Death penalty in Bibb County
Cooke’s decision comes a month and a half after he allowed a murder suspect in a 2005 killing to avoid capital punishment by pleading guilty. The suspect, Jomekia Pope, killed his ex-fiancee by dousing her with gasoline and setting her on fire.
Last year, Cooke’s predecessor, Greg Winters, opted to drop death penalty prosecutions against four men, two of them accused of gunning down a Bibb County sheriff’s deputy in 2006.
When asked what it means for him to remove the ultimate punishment from two cases so early in his term, Cooke replied, “I’m going to examine every death penalty case on its own merit.”

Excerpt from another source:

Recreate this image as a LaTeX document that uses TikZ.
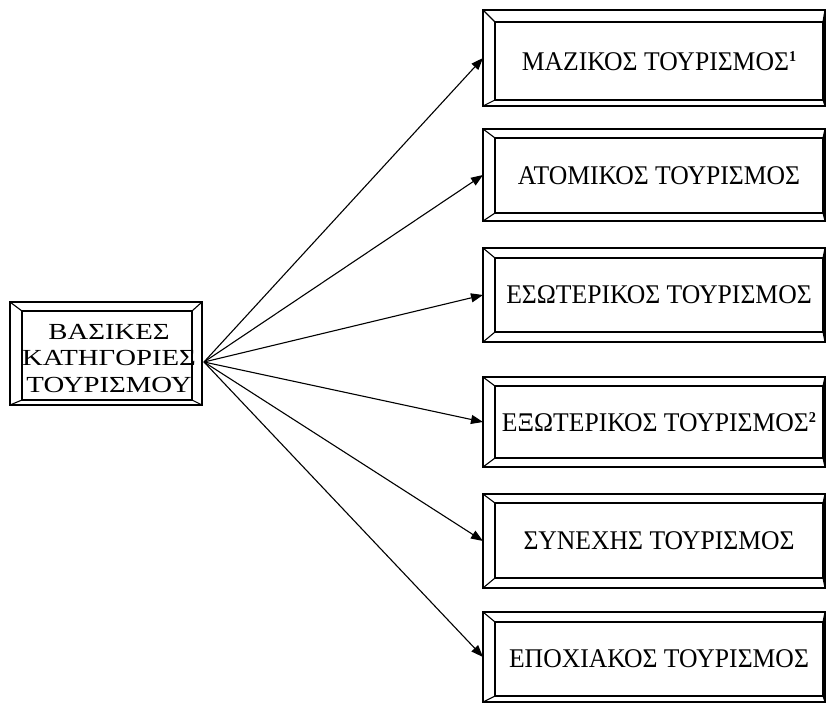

The last time a Macon murderer was sentenced to die was in 1987, but killer Keith Patillo’s sentence was later commuted to life in prison because he was deemed mentally disabled.
Terry Michael Mincey, convicted in a 1982 slaying, was the last person put to death for a Bibb County murder. He was executed in 2001.
In December 2011, then-DA Greg Winters, citing McDaniel’s alleged crime as one that was “outrageously or wantonly vile, horrible, or inhuman in that it involved depravity of mind,” declared that his office aimed to send McDaniel to Georgia’s death row.
Winters declined comment Thursday regarding Cooke’s decision.
Giddings, a Maryland native, was McDaniel’s Mercer University law school classmate and next-door neighbor. She was found dead a month and a half after they graduated.
The two, who were not close as neighbors or students, had stayed on as tenants at their Georgia Avenue apartment complex to study for the state bar exam.
Although McDaniel has been granted a bond on the murder charge he is not eligible for bond on the 30 counts of sexual exploitation of children levied against him after authorities discovered images of child pornography on a flash drive in his apartment.